What is expected:
In the material below, please retype the lines from the very first through the one with "titlePadding=17, labelFlush=False)", exactly and without pictures.

Data provided:
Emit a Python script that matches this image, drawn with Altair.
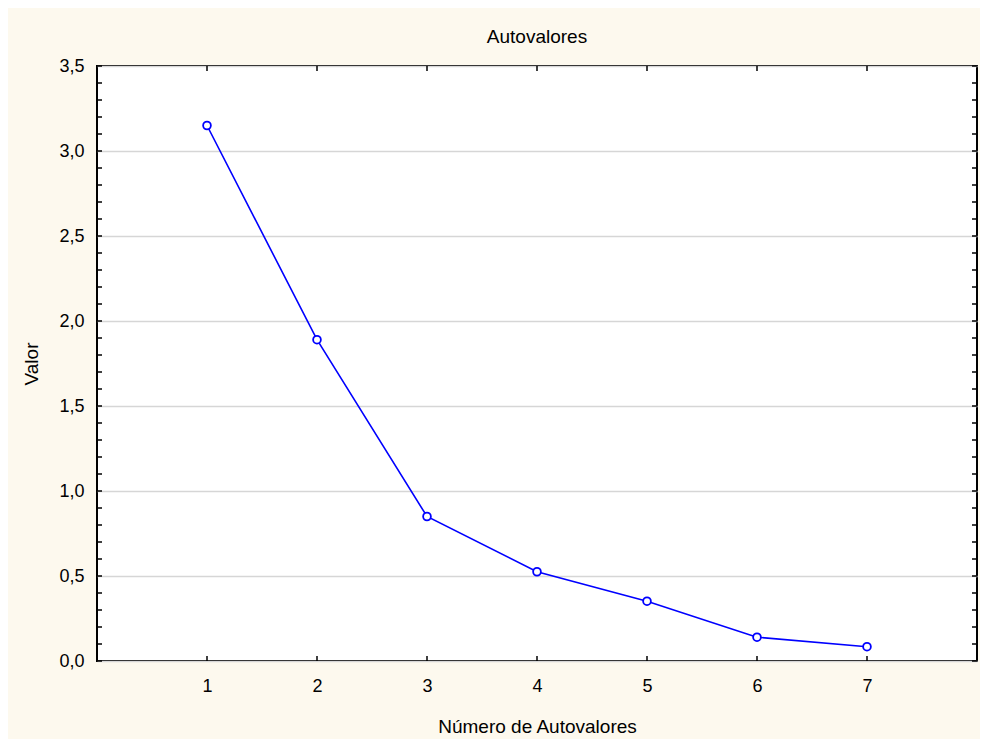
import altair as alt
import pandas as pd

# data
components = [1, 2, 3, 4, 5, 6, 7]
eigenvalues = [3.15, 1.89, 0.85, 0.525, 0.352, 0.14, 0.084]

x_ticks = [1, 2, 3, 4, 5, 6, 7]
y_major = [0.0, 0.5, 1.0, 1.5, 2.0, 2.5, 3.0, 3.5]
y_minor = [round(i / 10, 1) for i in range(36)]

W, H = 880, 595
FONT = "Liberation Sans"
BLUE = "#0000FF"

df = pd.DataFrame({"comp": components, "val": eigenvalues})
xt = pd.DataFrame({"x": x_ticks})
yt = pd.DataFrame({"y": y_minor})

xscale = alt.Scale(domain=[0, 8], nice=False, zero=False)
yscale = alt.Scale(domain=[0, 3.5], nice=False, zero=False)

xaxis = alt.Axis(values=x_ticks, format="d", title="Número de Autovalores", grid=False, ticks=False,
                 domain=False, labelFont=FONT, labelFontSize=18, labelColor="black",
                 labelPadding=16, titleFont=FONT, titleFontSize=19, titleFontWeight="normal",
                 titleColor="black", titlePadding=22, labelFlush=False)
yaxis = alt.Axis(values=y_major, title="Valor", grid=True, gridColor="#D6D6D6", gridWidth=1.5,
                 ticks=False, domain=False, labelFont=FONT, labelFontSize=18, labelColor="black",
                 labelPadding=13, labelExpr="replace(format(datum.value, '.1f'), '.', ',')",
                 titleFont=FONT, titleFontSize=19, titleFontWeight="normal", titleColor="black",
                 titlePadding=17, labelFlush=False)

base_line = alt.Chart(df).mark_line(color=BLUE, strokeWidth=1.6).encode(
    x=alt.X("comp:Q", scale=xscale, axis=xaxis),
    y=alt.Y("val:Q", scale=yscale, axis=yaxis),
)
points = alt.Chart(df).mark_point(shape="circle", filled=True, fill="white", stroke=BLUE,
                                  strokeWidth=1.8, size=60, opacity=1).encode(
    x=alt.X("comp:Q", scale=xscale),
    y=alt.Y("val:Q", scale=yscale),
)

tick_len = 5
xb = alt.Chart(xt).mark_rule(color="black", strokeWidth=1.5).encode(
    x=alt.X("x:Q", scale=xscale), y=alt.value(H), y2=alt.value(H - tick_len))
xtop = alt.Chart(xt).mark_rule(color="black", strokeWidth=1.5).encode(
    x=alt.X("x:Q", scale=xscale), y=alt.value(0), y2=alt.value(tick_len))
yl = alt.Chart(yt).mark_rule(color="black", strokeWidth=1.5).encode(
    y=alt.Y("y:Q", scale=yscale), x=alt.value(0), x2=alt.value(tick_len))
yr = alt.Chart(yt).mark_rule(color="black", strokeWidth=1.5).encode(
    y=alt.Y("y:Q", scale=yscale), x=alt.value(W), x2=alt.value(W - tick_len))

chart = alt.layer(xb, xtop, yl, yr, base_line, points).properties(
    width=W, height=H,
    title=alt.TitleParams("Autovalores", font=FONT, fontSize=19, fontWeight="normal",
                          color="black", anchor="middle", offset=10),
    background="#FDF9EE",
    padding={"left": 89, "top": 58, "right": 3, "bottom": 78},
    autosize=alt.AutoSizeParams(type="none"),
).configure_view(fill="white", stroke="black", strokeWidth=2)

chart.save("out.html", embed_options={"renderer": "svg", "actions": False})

Answer for this exercise:
Emit a Python script that matches this image, drawn with Altair.
import altair as alt
import pandas as pd

# data
components = [1, 2, 3, 4, 5, 6, 7]
eigenvalues = [3.15, 1.89, 0.85, 0.525, 0.352, 0.14, 0.084]

x_ticks = [1, 2, 3, 4, 5, 6, 7]
y_major = [0.0, 0.5, 1.0, 1.5, 2.0, 2.5, 3.0, 3.5]
y_minor = [round(i / 10, 1) for i in range(36)]

W, H = 880, 595
FONT = "Liberation Sans"
BLUE = "#0000FF"

df = pd.DataFrame({"comp": components, "val": eigenvalues})
xt = pd.DataFrame({"x": x_ticks})
yt = pd.DataFrame({"y": y_minor})

xscale = alt.Scale(domain=[0, 8], nice=False, zero=False)
yscale = alt.Scale(domain=[0, 3.5], nice=False, zero=False)

xaxis = alt.Axis(values=x_ticks, format="d", title="Número de Autovalores", grid=False, ticks=False,
                 domain=False, labelFont=FONT, labelFontSize=18, labelColor="black",
                 labelPadding=16, titleFont=FONT, titleFontSize=19, titleFontWeight="normal",
                 titleColor="black", titlePadding=22, labelFlush=False)
yaxis = alt.Axis(values=y_major, title="Valor", grid=True, gridColor="#D6D6D6", gridWidth=1.5,
                 ticks=False, domain=False, labelFont=FONT, labelFontSize=18, labelColor="black",
                 labelPadding=13, labelExpr="replace(format(datum.value, '.1f'), '.', ',')",
                 titleFont=FONT, titleFontSize=19, titleFontWeight="normal", titleColor="black",
                 titlePadding=17, labelFlush=False)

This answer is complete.